Two weeks of meals to cover here. Mostly I’m just going to recommend a few things. The NYT recipe for “San Francisco-Style” Vietnamese garlic noodles, which is also in J. Kenji Lopez-Alt’s The Wok? I highly recommend it.
The St. Patrick’s Day corned beef finished its annual visitation by becoming corned beef hash. I actually used a grinder this time, adding poblano peppers, onion, garlic, and potatoes to the mix. I basically nailed my all-time favorite restaurant version of corned beef hash that used to be served at the Wilmette branch of Walker Brothers’ Original Pancake House. (Probably still is, I just haven’t been there in decades.)
If you’re in the northern suburbs of Philadelphia and looking for some quick take-out that’s a cut above the usual, there’s a joint called the Grilliant Greek Rotisserie that we’d recommend.
Heading into this weekend, I banged out some hot-and-sour soup (today’s leftovers lunch as well). I had some old dried lily flower buds whose main purpose is to go in hot-and-sour but I decided they were too old. Thankfully I did have the always amazing dried and compressed cloud ear mushrooms. I’m as giddy as a toddler every single time I open one of these teeny boxes and then see it expand into a bowl full of mushrooms when you put it in water.
Hot-and-sour is also just such a delicate blend of very-not-delicate flavors. I’ve got to get it just right or I really feel sad about it. Fortunately it’s fairly easy to tinker with the vinegar proportion to amp that up if necessary. This batch came out well except that I did the eggs in the wrong order so I didn’t get the great stringy look and instead got a sort of egg-blended final texture.

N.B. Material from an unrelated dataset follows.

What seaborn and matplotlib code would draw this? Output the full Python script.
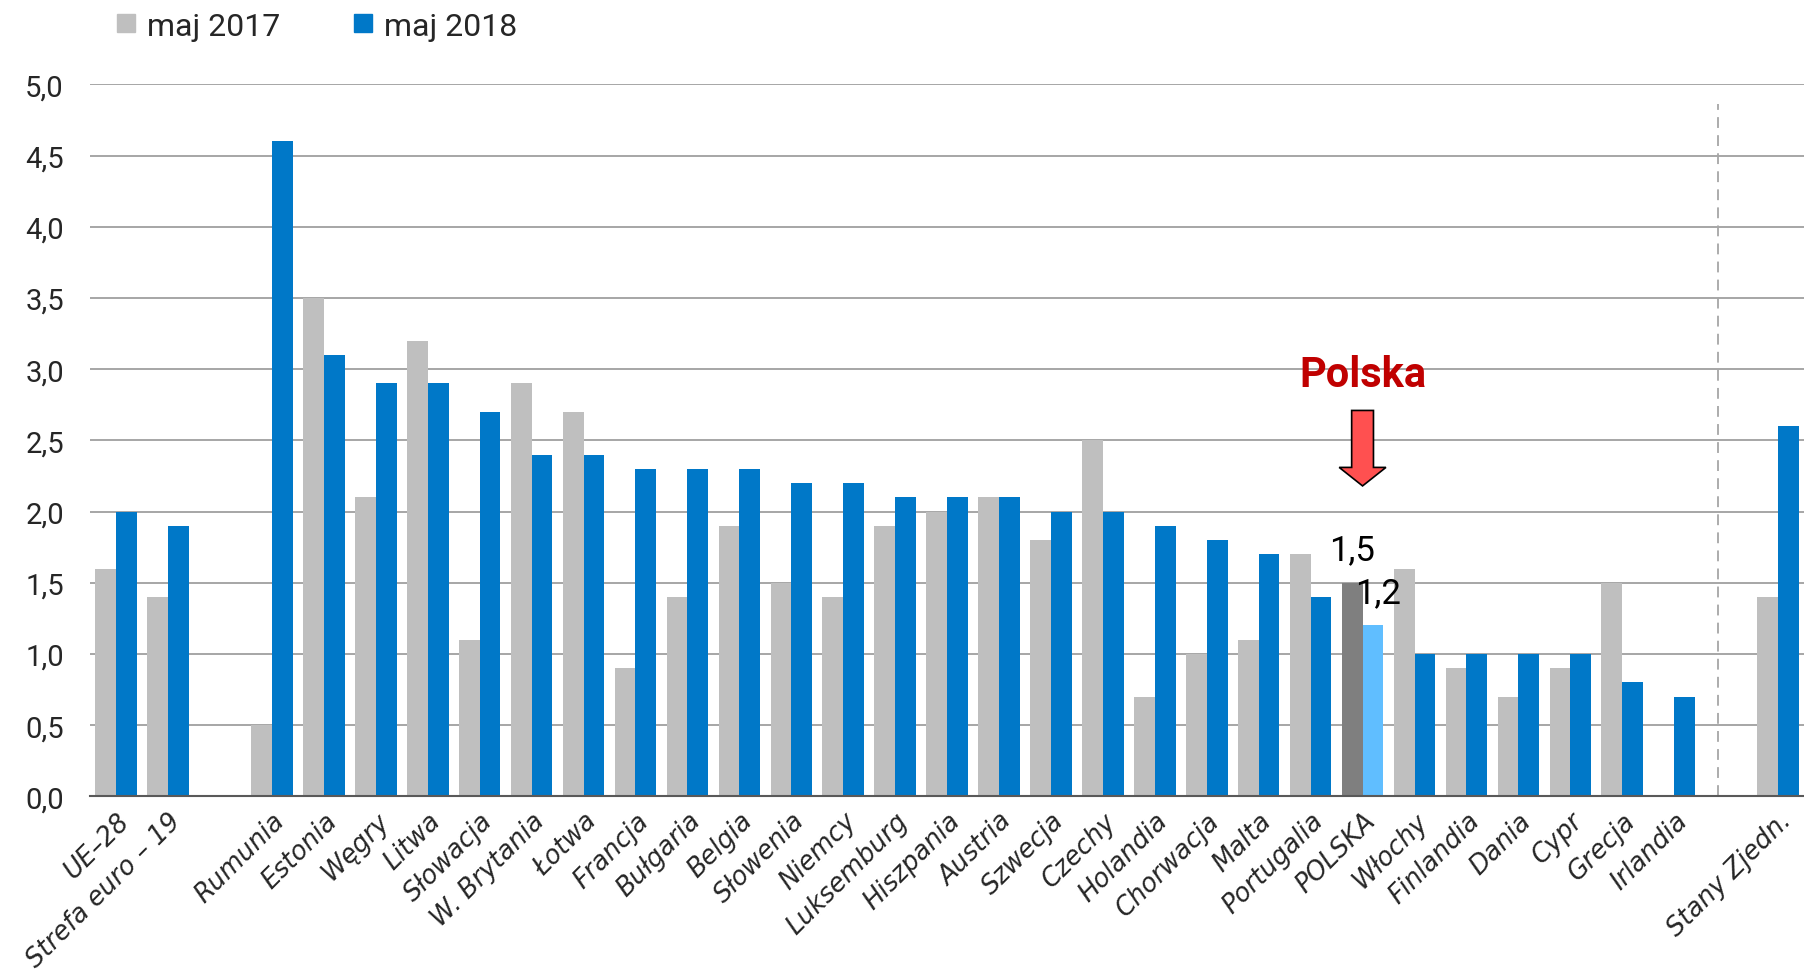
import pandas as pd
import numpy as np
import seaborn as sns
import matplotlib.pyplot as plt
from matplotlib.lines import Line2D
from matplotlib.ticker import FuncFormatter, MultipleLocator

# Dane
kraje = ['UE–28', 'Strefa euro – 19', '', 'Rumunia', 'Estonia', 'Węgry', 'Litwa',
         'Słowacja', 'W. Brytania', 'Łotwa', 'Francja', 'Bułgaria', 'Belgia',
         'Słowenia', 'Niemcy', 'Luksemburg', 'Hiszpania', 'Austria', 'Szwecja',
         'Czechy', 'Holandia', 'Chorwacja', 'Malta', 'Portugalia', 'POLSKA',
         'Włochy', 'Finlandia', 'Dania', 'Cypr', 'Grecja', 'Irlandia', ' ',
         'Stany Zjedn.']
maj_2017 = [1.6, 1.4, np.nan, 0.5, 3.5, 2.1, 3.2, 1.1, 2.9, 2.7, 0.9, 1.4, 1.9,
            1.5, 1.4, 1.9, 2.0, 2.1, 1.8, 2.5, 0.7, 1.0, 1.1, 1.7, 1.5,
            1.6, 0.9, 0.7, 0.9, 1.5, np.nan, np.nan, 1.4]
maj_2018 = [2.0, 1.9, np.nan, 4.6, 3.1, 2.9, 2.9, 2.7, 2.4, 2.4, 2.3, 2.3, 2.3,
            2.2, 2.2, 2.1, 2.1, 2.1, 2.0, 2.0, 1.9, 1.8, 1.7, 1.4, 1.2,
            1.0, 1.0, 1.0, 1.0, 0.8, 0.7, np.nan, 2.6]
serie = ['maj 2017', 'maj 2018']
kolory = ['#BFBFBF', '#0078C8']
kolory_pl = ['#7F7F7F', '#60BEFF']
wyrozniony = 'POLSKA'

df = pd.DataFrame({
    'kraj': kraje * 2,
    'okres': [serie[0]] * len(kraje) + [serie[1]] * len(kraje),
    'wartosc': maj_2017 + maj_2018,
})

sns.set_style('white')
plt.rcParams['font.family'] = ['Roboto', 'DejaVu Sans']

fig = plt.figure(figsize=(18.04, 9.70), dpi=100)
ax = fig.add_axes([0.05, 0.178, 0.95, 0.734])

sns.barplot(data=df, x='kraj', y='wartosc', hue='okres', order=kraje,
            hue_order=serie, palette=kolory, width=0.8, saturation=1,
            linewidth=0, legend=False, ax=ax, zorder=3)

# Wyróżnienie Polski
i_pl = kraje.index(wyrozniony)
for p in ax.patches:
    xc = p.get_x() + p.get_width() / 2
    if abs(xc - i_pl) < 0.45:
        p.set_facecolor(kolory_pl[0] if xc < i_pl else kolory_pl[1])

# Etykiety wartości dla Polski
for off, val in zip([-0.2, 0.3], [maj_2017[i_pl], maj_2018[i_pl]]):
    ax.annotate(f'{val:.1f}'.replace('.', ','), (i_pl + off, val),
                xytext=(0, 12), textcoords='offset points', ha='center',
                va='bottom', fontsize=25, color='black', zorder=5)

# Napis i strzałka
ax.text(i_pl, 2.96, 'Polska', ha='center', va='center', fontsize=30,
        fontweight='bold', color='#C00000')
ax.arrow(i_pl, 2.71, 0, -0.53, width=0.42, head_width=0.9, head_length=0.13,
         length_includes_head=True, facecolor='#FF5050', edgecolor='black',
         linewidth=1.2, zorder=4)

# Linia przerywana przed USA
i_sep = kraje.index(' ') - 0.15
ax.plot([i_sep, i_sep], [0, 4.86], ls=(0, (6, 4)), color='#A6A6A6', lw=1.3,
        zorder=2)

ax.set_ylim(0, 5.0)
ax.set_xlim(-0.5, len(kraje) - 0.5)
ax.yaxis.set_major_locator(MultipleLocator(0.5))
ax.yaxis.set_major_formatter(FuncFormatter(lambda v, _: f'{v:.1f}'.replace('.', ',')))
ax.grid(axis='y', color='#A6A6A6', lw=1.4, zorder=0)
ax.set_axisbelow(True)
for s in ['left', 'right', 'top']:
    ax.spines[s].set_visible(False)
ax.spines['bottom'].set_color('#595959')
ax.spines['bottom'].set_linewidth(1.5)
ax.spines['bottom'].set_zorder(4)

ax.set_xlabel('')
ax.set_ylabel('')
ax.tick_params(axis='y', length=0, pad=19, labelsize=21)
ax.set_xticks(np.arange(len(kraje)))
ax.set_xticklabels(kraje, rotation=45, ha='right', va='top',
                   rotation_mode='anchor', fontsize=18.5, style='italic',
                   family='DejaVu Sans')
ax.tick_params(axis='x', which='major', length=0, pad=8)
ax.set_xticks(np.arange(len(kraje) + 1) - 0.5, minor=True)
ax.tick_params(axis='x', which='minor', length=10, width=1.2, color='#595959',
               direction='out')

# Legenda
uchwyty = [Line2D([], [], marker='s', ls='', markersize=13, color=c) for c in kolory]
fig.legend(uchwyty, serie, loc='center left', bbox_to_anchor=(0.052, 0.972),
           ncol=2, frameon=False, fontsize=23, handletextpad=0.05,
           handlelength=1.2, columnspacing=2.0, borderaxespad=0)

fig.savefig('out.png', dpi=100)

Roasted some chickens. Despite the fact that there’s a zillion grain or starch preps I like to have alongside roasted chicken, I’m dangerously close to settling on pearl couscous that’s cooked in the roasting pan with the juices and drippings and a bit of broth and wine as the default. I made some artichokes and peas alongside that were strangely bland despite being cooked with lemon juice and mint. I may try to punch them up as hash tonight or tomorrow. Sweet potatoes with a bit of ras-al-hanout and sorghum syrup, on the other hand, were perfect.
For an Easter dinner, though, I decided to try something technically ambitious that I’d been meaning to do for a long time and it was great. The easy part was some lamb chops marinated in balsamic vinegar, garlic, mustard and basil plus some roasted brussel sprouts with curry and yogurt.
The hard part was from Thomas Keller’s Ad Hoc at Home, which was a potato pave. It goes like this: you cut some big russet potatoes into a single brick-shape and then slice them very thin on a mandoline. The slices go in a bowl full of cream. When you’ve got enough slices, you put then in a loaf pan that’s got parchment paper in it, making one layer at a time, putting a bit of butter on it each four or five layers. Then you fold the parchment paper overhang on the top of the loaf, put foil over that, and cook it for almost two hours at 350F. Then you put some weights on top of it while it cools and refrigerate it for a long time. The goal being to basically make a rich potato loaf that still shows some layering when you cut it into little squares and fry the squares in some oil with garlic and thyme. It sounds involved and it is, but not outrageously so, and the result is really cool-looking. (This is pre-cutting into squares.) I’d do it again for a dinner party—it’s basically a really good scalloped potatoes preparation that looks restaurant-ready.
All that plus some salad and it was a good Easter dinner. We watched about an hour of The Last Temptation of Christ (judging by the quality of the streaming, so did a lot of people) and stopped around the point where one of us was having a hard time believing that the guy playing John the Baptist was also the eponymous character (and actor) in My Dinner With Andre.
Everything was great, but I think the highlights for me were the potatoes, hash and noodles. The hash yuo can get in diners is so uniformly terrible that it's truly a treat to have really good hash.